Must Combination Bids Always Be Low?

Kegler Brown Construction Newsletter

A 2002 case out of Warren County, Ohio, involving a sewer project for the County Commissioners raised an interesting and novel issue concerning the 1995 amendments to the multi-prime contracting statute here in Ohio. At that time, amendments were made so that combination bids could be received and an award could go to the lowest combination bidder if the combination bid was lower than the collective multiple prime bids in the aggregate.

A County is permitted to award the contract to the “lowest and best” bidder and Warren County in this case determined that the “lowest and best” bidder would be the combination bid, which was only about $7,000 or .25 percent higher than the multiple prime bids in the aggregate. The County found such a price difference advantageous (in its opinion) because it could potentially avoid “finger pointing” between multiple prime contractors and additional paperwork.

One of the multiple prime contractors sued the County and sought a restraining order against the award to the combination bidder with the higher price arguing that the combination can only be considered if it were lower than the multiple prime bids in the aggregate.

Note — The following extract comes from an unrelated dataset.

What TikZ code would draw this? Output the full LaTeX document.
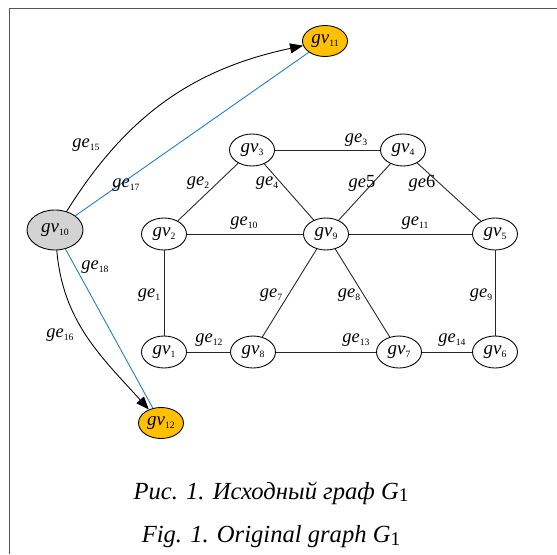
\documentclass[tikz,border=0pt]{standalone}
\usepackage{fontspec}
\setmainfont{Liberation Serif}
\usepackage{xcolor}
\usetikzlibrary{shapes.geometric,arrows.meta}

\definecolor{gvorange}{RGB}{255,192,0}
\definecolor{gvgray}{RGB}{211,211,211}
\definecolor{geblue}{RGB}{30,125,210}
\definecolor{framegray}{RGB}{85,85,85}

\newcommand\vname[1]{\textit{gv}\raisebox{-0.35ex}{\fontsize{5.5}{6}\selectfont #1}}
\newcommand\ename[1]{\textit{ge}\raisebox{-0.35ex}{\fontsize{5.5}{6}\selectfont #1}}

\begin{document}
\begin{tikzpicture}[
    x=0.02cm, y=-0.02cm,
    vertex/.style={ellipse, draw=black, line width=0.5pt, minimum width=0.90cm, minimum height=0.64cm, inner sep=0pt, font=\fontsize{10.8}{11}\selectfont},
    bigvertex/.style={vertex, fill=gvgray, minimum width=1.12cm, minimum height=0.80cm},
    newvertex/.style={vertex, fill=gvorange, minimum height=0.62cm},
    elabel/.style={inner sep=0pt, font=\fontsize{10.5}{11}\selectfont},
    edge/.style={line width=0.5pt, black!85},
    arrow/.style={line width=0.5pt, -{Triangle[length=2.6mm, width=2mm]}},
    link/.style={line width=0.5pt, geblue},
    caption/.style={inner sep=0pt, font=\fontsize{14}{16}\selectfont\itshape}
]
    \useasboundingbox (0,0) rectangle (557,554);

    % frame (only top and left edges show)
    \draw[framegray, line width=1.1pt] (9.5,554) -- (9.5,8.5) -- (557,8.5);

    % vertices of G1
    \node[vertex] (v3) at (252,150) {\vname{3}};
    \node[vertex] (v4) at (403,150) {\vname{4}};
    \node[vertex] (v2) at (164,234) {\vname{2}};
    \node[vertex] (v9) at (326,234) {\vname{9}};
    \node[vertex] (v5) at (495,234) {\vname{5}};
    \node[vertex] (v1) at (164,352) {\vname{1}};
    \node[vertex] (v8) at (253,352) {\vname{8}};
    \node[vertex] (v7) at (399,352) {\vname{7}};
    \node[vertex] (v6) at (495,352) {\vname{6}};

    % added vertices
    \node[bigvertex] (v10) at (55,230) {\vname{10}};
    \node[newvertex] (v11) at (325,41) {\vname{11}};
    \node[newvertex] (v12) at (161,423) {\vname{12}};

    % edges
    \draw[edge] (v2) -- (v1);
    \draw[edge] (v2) -- (v3);
    \draw[edge] (v3) -- (v4);
    \draw[edge] (v3) -- (v9);
    \draw[edge] (v4) -- (v9);
    \draw[edge] (v4) -- (v5);
    \draw[edge] (v9) -- (v8);
    \draw[edge] (v9) -- (v7);
    \draw[edge] (v5) -- (v6);
    \draw[edge] (v2) -- (v9);
    \draw[edge] (v9) -- (v5);
    \draw[edge] (v1) -- (v8);
    \draw[edge] (v8) -- (v7);
    \draw[edge] (v7) -- (v6);

    % new links
    \draw[arrow] (v10) to[out=58, in=192] (v11);
    \draw[arrow] (v10) to[out=-85, in=132] (v12);
    \draw[link] (v10) -- (v11);
    \draw[link] (v10) -- (v12);

    % edge labels
    \node[elabel] (l1)  at (149,295) {\ename{1}};
    \node[elabel] (l2)  at (198,183) {\ename{2}};
    \node[elabel] (l3)  at (356,140) {\ename{3}};
    \node[elabel] (l4)  at (267,183) {\ename{4}};
    \node[elabel] (l5)  at (362,183) {\textit{ge}5};
    \node[elabel] (l6)  at (422,183) {\textit{ge}6};
    \node[elabel] (l7)  at (271,295) {\ename{7}};
    \node[elabel] (l8)  at (349,295) {\ename{8}};
    \node[elabel] (l9)  at (481,295) {\ename{9}};
    \node[elabel] (l10) at (244,223) {\ename{10}};
    \node[elabel] (l11) at (415,223) {\ename{11}};
    \node[elabel] (l12) at (209,340) {\ename{12}};
    \node[elabel] (l13) at (356,340) {\ename{13}};
    \node[elabel] (l14) at (452,340) {\ename{14}};
    \node[elabel] (l15) at (86,145)  {\ename{15}};
    \node[elabel] (l16) at (60,335)  {\ename{16}};
    \node[elabel] (l17) at (126,185) {\ename{17}};
    \node[elabel] (l18) at (95,267)  {\ename{18}};

    % captions
    \node[caption] (capru) at (271,493) {Рис. 1. Исходный граф \textit{G}{\upshape\fontsize{11}{12}\selectfont\raisebox{-0.3ex}{1}}};
    \node[caption] (capen) at (271,537) {Fig. 1. Original graph \textit{G}{\upshape\fontsize{11}{12}\selectfont\raisebox{-0.3ex}{1}}};
\end{tikzpicture}
\end{document}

The Magistrate hearing the matter struggled with the perceived inconsistencies between Revised Code §153.52(B), which states that as between a combination bid and an aggregate of individual prime bids the “lowest and best” wins the contract and 153.52(A), which states that no contract for the entire job shall be awarded unless the combination bid is lower than the separate bids in the aggregate. The Magistrate then went on to dodge that important issue and state that the disappointed multiple prime contractor had not proven that the actions of the Commissioners were “unreasonable, arbitrary or unconscionable.”

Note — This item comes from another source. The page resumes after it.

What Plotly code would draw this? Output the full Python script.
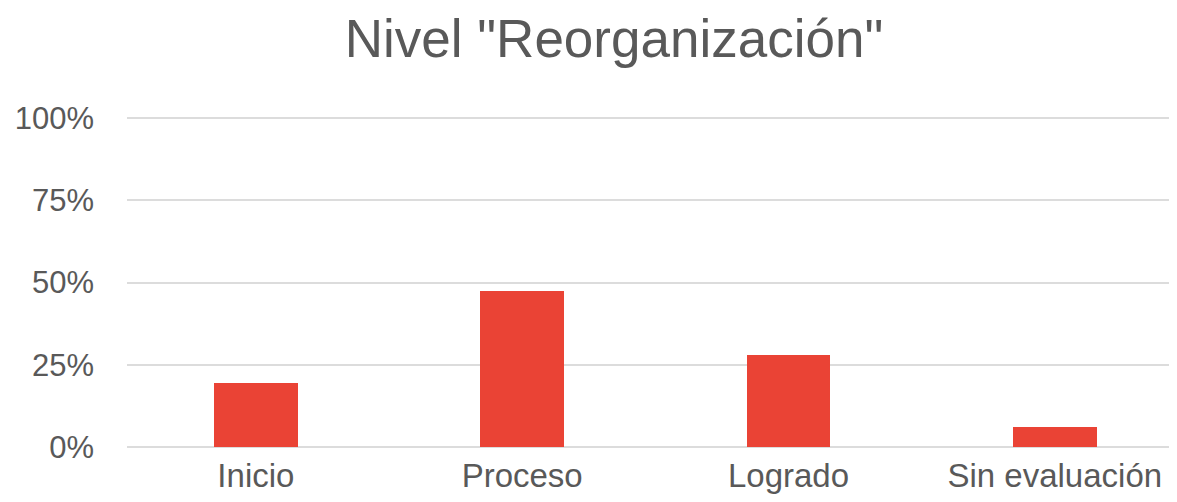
import plotly.graph_objects as go

categories = ["Inicio", "Proceso", "Logrado", "Sin evaluación"]
values = [19.4, 47.4, 28.0, 6.0]
y_ticks = [0, 25, 50, 75, 100]
y_tick_labels = ["0%", "25%", "50%", "75%", "100%"]

W, H = 1169, 494  # page body has an 8px margin

fig = go.Figure()
fig.add_trace(go.Bar(
    x=list(range(len(categories))),
    y=values,
    width=0.315,
    marker=dict(color="#EA4335", line=dict(width=0)),
    hoverinfo="skip",
))

fig.update_layout(
    width=W, height=H,
    margin=dict(l=119, r=0, t=107, b=55),
    paper_bgcolor="white", plot_bgcolor="white",
    font=dict(family="Liberation Sans, Arial, sans-serif", color="#595959"),
    title=dict(text='Nivel "Reorganización"', x=606/W, xanchor="center",
               y=1-30/H, yanchor="middle", yref="container",
               font=dict(size=53, color="#595959")),
    showlegend=False,
    bargap=0,
)
fig.update_xaxes(
    tickmode="array", tickvals=list(range(len(categories))), ticktext=categories,
    range=[-0.484, 3.459], showgrid=False, zeroline=False, showline=False,
    ticks="", tickfont=dict(size=33, color="#595959"), ticklabelstandoff=6,
)
fig.update_yaxes(
    range=[0, 101], tickmode="array", tickvals=y_ticks, ticktext=y_tick_labels,
    showgrid=True, gridcolor="#dcdcdc", gridwidth=2, zeroline=True,
    zerolinecolor="#dcdcdc", zerolinewidth=2, showline=False, ticks="",
    tickfont=dict(size=31, color="#595959"), ticklabelstandoff=32,
)
fig.write_html("out.html")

A recent case out of Greene County involving the City of Fairborn has revisited this issue with a different end result. The Magistrate found that Revised Code §153.51(A) prohibits any consideration of a combination bid under a “lowest and best” standard if the combination bid was not lower than the multiple prime bids in the aggregate.

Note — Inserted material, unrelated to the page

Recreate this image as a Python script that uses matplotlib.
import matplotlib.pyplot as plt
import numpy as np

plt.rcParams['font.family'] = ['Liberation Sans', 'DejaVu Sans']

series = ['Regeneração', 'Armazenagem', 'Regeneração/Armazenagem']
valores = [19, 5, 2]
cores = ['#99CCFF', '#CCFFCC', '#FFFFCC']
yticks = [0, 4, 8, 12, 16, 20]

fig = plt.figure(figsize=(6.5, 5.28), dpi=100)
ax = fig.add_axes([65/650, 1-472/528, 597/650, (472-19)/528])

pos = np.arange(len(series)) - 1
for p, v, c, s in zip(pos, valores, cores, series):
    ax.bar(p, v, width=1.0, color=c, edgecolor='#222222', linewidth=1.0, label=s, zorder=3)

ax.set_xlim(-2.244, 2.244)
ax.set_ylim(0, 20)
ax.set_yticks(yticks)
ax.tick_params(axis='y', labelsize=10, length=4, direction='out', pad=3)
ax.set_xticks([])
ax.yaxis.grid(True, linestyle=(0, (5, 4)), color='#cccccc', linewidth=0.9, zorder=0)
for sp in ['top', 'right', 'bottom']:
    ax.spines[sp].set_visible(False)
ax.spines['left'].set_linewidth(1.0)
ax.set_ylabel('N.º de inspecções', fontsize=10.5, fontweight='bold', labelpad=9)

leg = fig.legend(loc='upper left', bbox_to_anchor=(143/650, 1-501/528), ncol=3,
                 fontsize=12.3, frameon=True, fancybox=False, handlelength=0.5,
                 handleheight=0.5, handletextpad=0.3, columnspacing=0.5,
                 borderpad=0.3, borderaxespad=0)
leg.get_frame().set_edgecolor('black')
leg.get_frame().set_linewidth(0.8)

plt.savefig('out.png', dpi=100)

Groups in favor of multiple prime contracting argue that Revised Code §153.52(A) prohibits awarding to a higher combination bid because the public authority thinks it is “best” to avoid the perceived costs or lack of coordination potentially involved in multiple prime contracts. While owners, such as cities, enjoying a “lowest and best” standard, believe that Revised Code §153.52(B), to have meaning, must be construed to allow the benefits of a combination bid to be considered under its analysis as to which bid is “best.” The Courts have yet to resolve this novel issue with finality.